London Street Games 54: (a skipping chant) 'Little Mary Anne who lives up stairs, With high legged boots and a feather in her hat -- That's the way she meets her chap --'.
London Street Games 29: (a chant) 'I'll tell Ma when I get home That the boys won't leave me alone. They pull my hair and break my comb, I'll tell Ma when I get home'.

So, I think this adds more to the notion of childhood innocence (Issy's or any of the young girls) under the threat of sexual desire (sheyshaun - Shem and Shaun competing for their affection?). 

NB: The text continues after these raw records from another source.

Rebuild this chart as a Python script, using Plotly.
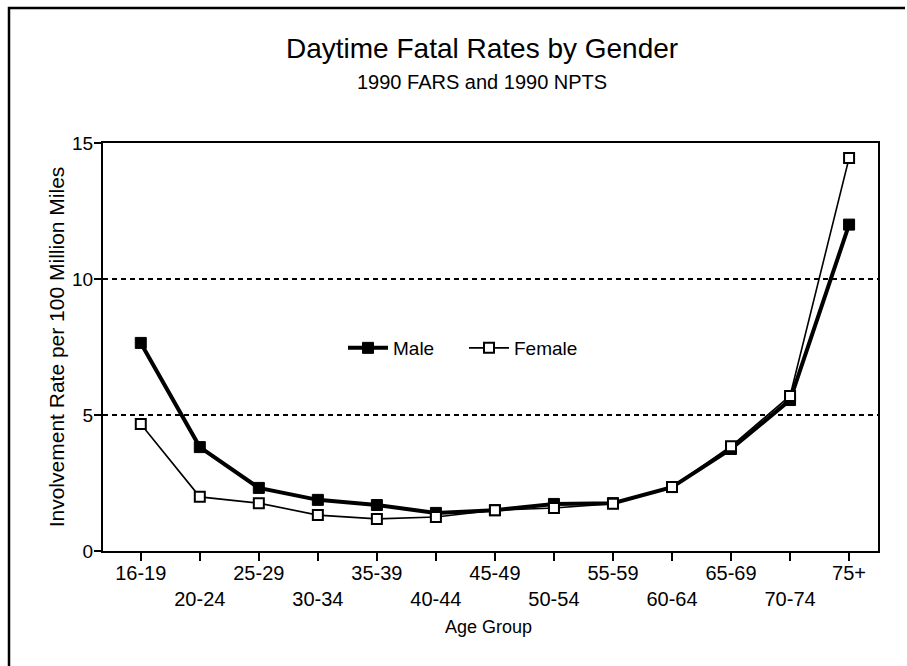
import plotly.graph_objects as go

age_groups = ["16-19", "20-24", "25-29", "30-34", "35-39", "40-44", "45-49",
              "50-54", "55-59", "60-64", "65-69", "70-74", "75+"]
male = [7.65, 3.82, 2.32, 1.88, 1.69, 1.40, 1.50, 1.73, 1.76, 2.35, 3.75, 5.55, 12.0]
female = [4.67, 1.99, 1.76, 1.32, 1.18, 1.25, 1.50, 1.58, 1.74, 2.35, 3.85, 5.70, 14.45]
y_ticks = [0, 5, 10, 15]

tick_text = [g if i % 2 == 0 else "<br>" + g for i, g in enumerate(age_groups)]
FONT = "Liberation Sans, Arial, sans-serif"

fig = go.Figure()
fig.add_trace(go.Scatter(
    x=age_groups, y=male, name="Male", mode="lines+markers",
    line=dict(color="black", width=4),
    marker=dict(symbol="square", size=11, color="black", line=dict(color="black", width=1)),
))
fig.add_trace(go.Scatter(
    x=age_groups, y=female, name="Female", mode="lines+markers",
    line=dict(color="black", width=1.6),
    marker=dict(symbol="square", size=10, color="white", line=dict(color="black", width=2)),
))

for v in [5, 10]:
    fig.add_shape(type="line", xref="paper", x0=0, x1=1, yref="y", y0=v, y1=v,
                  line=dict(color="black", width=2, dash="5px,4px"), layer="below")

L, R, T, B = 103, 29, 143, 115
W, H = 907, 666
pw, ph = W - L - R, H - T - B
def px(x):
    return (x - L) / pw
def py(y):
    return (H - B - y) / ph
fig.add_shape(type="path", xref="paper", yref="paper",
              path=f"M {px(9)} {py(666)} L {px(9)} {py(8)} L {px(905)} {py(8)}",
              line=dict(color="black", width=2.5))

fig.add_annotation(text="Daytime Fatal Rates by Gender", xref="paper", yref="paper",
                   x=px(482), y=py(49), showarrow=False,
                   font=dict(family=FONT, size=28, color="black"), xanchor="center", yanchor="middle")
fig.add_annotation(text="1990 FARS and 1990 NPTS", xref="paper", yref="paper",
                   x=px(482), y=py(82), showarrow=False,
                   font=dict(family=FONT, size=20, color="black"), xanchor="center", yanchor="middle")
fig.add_annotation(text="Age Group", xref="paper", yref="paper",
                   x=px(488), y=py(627), showarrow=False,
                   font=dict(family=FONT, size=18, color="black"), xanchor="center", yanchor="middle")

fig.update_layout(
    width=W, height=H,
    margin=dict(l=L, r=R, t=T, b=B),
    paper_bgcolor="white", plot_bgcolor="white",
    font=dict(family=FONT, size=20, color="black"),
    showlegend=True,
    legend=dict(orientation="h", x=px(343), y=py(348), xanchor="left", yanchor="middle",
                font=dict(family=FONT, size=19), bgcolor="rgba(0,0,0,0)",
                itemwidth=40, entrywidth=66),
    xaxis=dict(
        type="category", range=[-0.64, 12.49],
        tickvals=age_groups, ticktext=tick_text,
        ticks="outside", ticklen=8, tickwidth=2, tickcolor="black",
        ticklabelstandoff=-5,
        showline=True, linecolor="black", linewidth=2, mirror=True,
        showgrid=False, zeroline=False,
        tickfont=dict(family=FONT, size=20),
    ),
    yaxis=dict(
        range=[0, 15], tickvals=y_ticks,
        ticks="outside", ticklen=7, tickwidth=2, tickcolor="black",
        ticklabelstandoff=-3,
        showline=True, linecolor="black", linewidth=2, mirror=True,
        showgrid=False, zeroline=False,
        tickfont=dict(family=FONT, size=19),
        title=dict(text="Involvement Rate per 100 Million Miles",
                   font=dict(family=FONT, size=21), standoff=2),
    ),
)

fig.write_html("out.html", post_script="document.body.style.margin='0';",
               config={"displayModeBar": False})
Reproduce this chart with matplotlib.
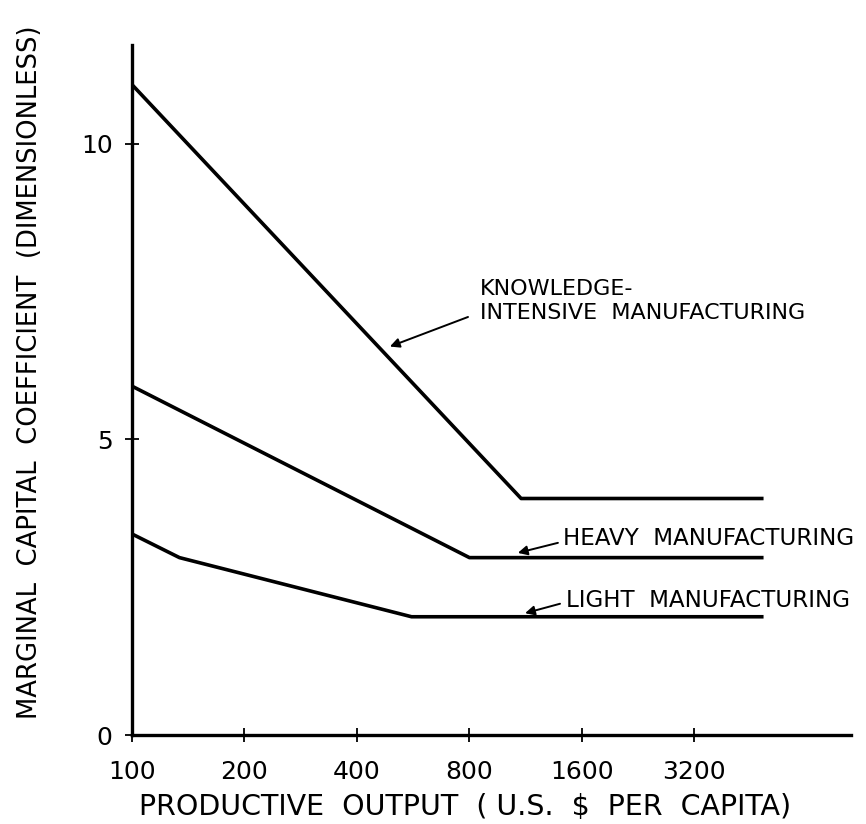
import matplotlib.pyplot as plt
import numpy as np

plt.rcParams['font.family'] = ['DejaVu Sans Condensed', 'Liberation Sans Narrow', 'DejaVu Sans']

# data (x in US $ per capita, y dimensionless)
knowledge_x = [100, 1100, 4900]
knowledge_y = [11.0, 4.0, 4.0]
heavy_x = [100, 800, 4900]
heavy_y = [5.9, 3.0, 3.0]
light_x = [100, 134, 560, 4900]
light_y = [3.4, 3.0, 2.0, 2.0]

xticks = [100, 200, 400, 800, 1600, 3200]
yticks = [0, 5, 10]

fig = plt.figure(figsize=(8.66, 8.24), dpi=100)
ax = fig.add_axes([0.1524, 0.108, 0.8303, 0.8374])

lw = 2.6
for xs, ys in [(knowledge_x, knowledge_y), (heavy_x, heavy_y), (light_x, light_y)]:
    ax.plot(xs, ys, color='black', lw=lw, solid_capstyle='butt')

ax.set_xscale('log', base=2)
ax.set_xlim(100, 8400)
ax.set_ylim(0, 11.67)
ax.set_xticks(xticks)
ax.set_xticklabels([str(t) for t in xticks])
ax.minorticks_off()
ax.set_yticks(yticks)

for s in ['top', 'right']:
    ax.spines[s].set_visible(False)
for s in ['left', 'bottom']:
    ax.spines[s].set_linewidth(2.4)

ax.tick_params(axis='both', direction='inout', length=10, width=1.3, labelsize=18)
ax.tick_params(axis='x', pad=13)
ax.tick_params(axis='y', pad=9)

ax.set_xlabel('PRODUCTIVE  OUTPUT  ( U.S.  $  PER  CAPITA)', fontsize=20.5)
ax.xaxis.set_label_coords(0.463, -0.084)
ax.set_ylabel('MARGINAL  CAPITAL  COEFFICIENT  (DIMENSIONLESS)', fontsize=18.6)
ax.yaxis.set_label_coords(-0.124, 0.526)

arrow = dict(arrowstyle='-|>', color='black', lw=1.4, mutation_scale=14,
             shrinkA=0, shrinkB=0)

# curve labels with leader arrows
ax.text(853, 7.34, 'KNOWLEDGE-\nINTENSIVE  MANUFACTURING', fontsize=16,
        va='center', ha='left', linespacing=1.3)
ax.annotate('', xy=(490, 6.57), xytext=(793, 7.07), arrowprops=arrow)

ax.text(1423, 3.33, 'HEAVY  MANUFACTURING', fontsize=16.6, va='center', ha='left')
ax.annotate('', xy=(1078, 3.08), xytext=(1380, 3.25), arrowprops=arrow)

ax.text(1450, 2.28, 'LIGHT  MANUFACTURING', fontsize=16.6, va='center', ha='left')
ax.annotate('', xy=(1127, 2.06), xytext=(1398, 2.22), arrowprops=arrow)

plt.savefig('out.png', dpi=100)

He's right, of course.  Here's PQ again:


So all this romancing, "innamorate...in shining aminglement," has totally distracted the "four justicers": Untius, Muncius, Punchus, and Pylax. We struggled a bit with the last part we worked on, page 93, ll. 1-21, but we came around to thinking it was not only about Shem the Penman but also Joyce himself (Shem of course being an avatar for JJ). He has "murdered all the English he knew" (a reference to the Phoenix Park murders but also to the Wake), "geshing it like gush gash from a burner" (guessing, and also Gas from a Burner), "How dare he!," "You and your gift of your gaft of your garbage abaht our Farvver!". The monthly girls are here, as are the brothers -- "twofromthirty advocatesses," Esau. Shem's special brand of writing -- using shit -- is here too, which plays into the JJ allusions too: "he shat in (zoo)," "like the muddy goalbind who he was (dun)." Of course there is shame in all of this: the trial, the writing, the family -- and so the paragraph ends with seven words for shame.


We left with the letter on the dungheap, and look forward to the entrance of ALP.